Polygon Chain: Increasing the Scalability of Ethereum

Polygon, known initially as Matic Network, has emerged as a formidable solution to Ethereum's scaling issues. It is a sidechain framework for creating and connecting multiple chains, each optimized for specific use cases. Polygon uses a Proof-of-Stake (PoS) consensus method, which improves transaction speed and lowers costs over Ethereum's Proof-of-Work (PoW) system.

Polygon's ecosystem is made up of several sidechains called "Polygon PoS chains," each with its own set of validators and consensus criteria. These chains offer quick and low-cost transactions, making them ideal for usages such as decentralized finance (DeFi) systems and non-fungible token (NFT) marketplaces. Users can move assets from the Ethereum main chain to Polygon's sidechains with ease, resulting in increased efficiency and affordability.

Plasma Chain: Cutting-Edge Scalability Solutions

The Plasma framework, created by Ethereum co-founders Vitalik Buterin and Joseph Poon, is yet another new method for improving blockchain scalability. Plasma works on the premise of building scalable and independent sidechains, known as "Plasma chains," that are linked to a main chain.

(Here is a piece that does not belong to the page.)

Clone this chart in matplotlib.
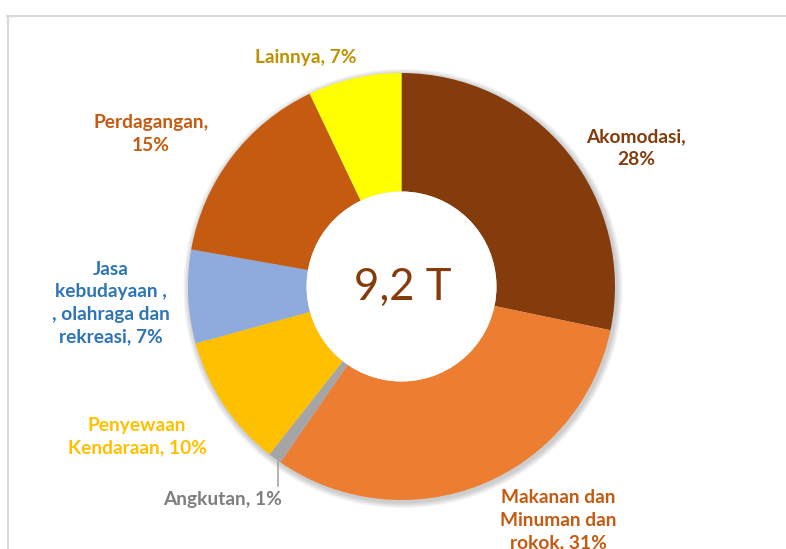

Each Plasma chain in the Plasma architecture is designed to manage a specific type of transaction or application. Because of this specialization, the main chain is less congested, resulting in speedier and more cost-effective transactions. Plasma chains employ their own consensus processes to provide a customized environment for distinct use cases.

Conclusion

Continuous innovation has characterized the evolution of blockchain technology, and sidechains stand out as a prime example of this innovation's transformational ability. We've learned about sidechains' mechanics, prospective applications, and the specific advantages they provide to the blockchain ecosystem as a result of our research.

We are embracing a future in which blockchain technology will be more adaptive, scalable, and versatile by adopting sidechains. By using the potential of sidechains, developers, entrepreneurs, and consumers may usher in a new era of innovation with the ability to alter sectors and revolutionize how we interact with digital assets and decentralized applications. As we negotiate this changing terrain, one thing is clear: sidechains are more than just a notion; they are a driving force for advancement in the blockchain world.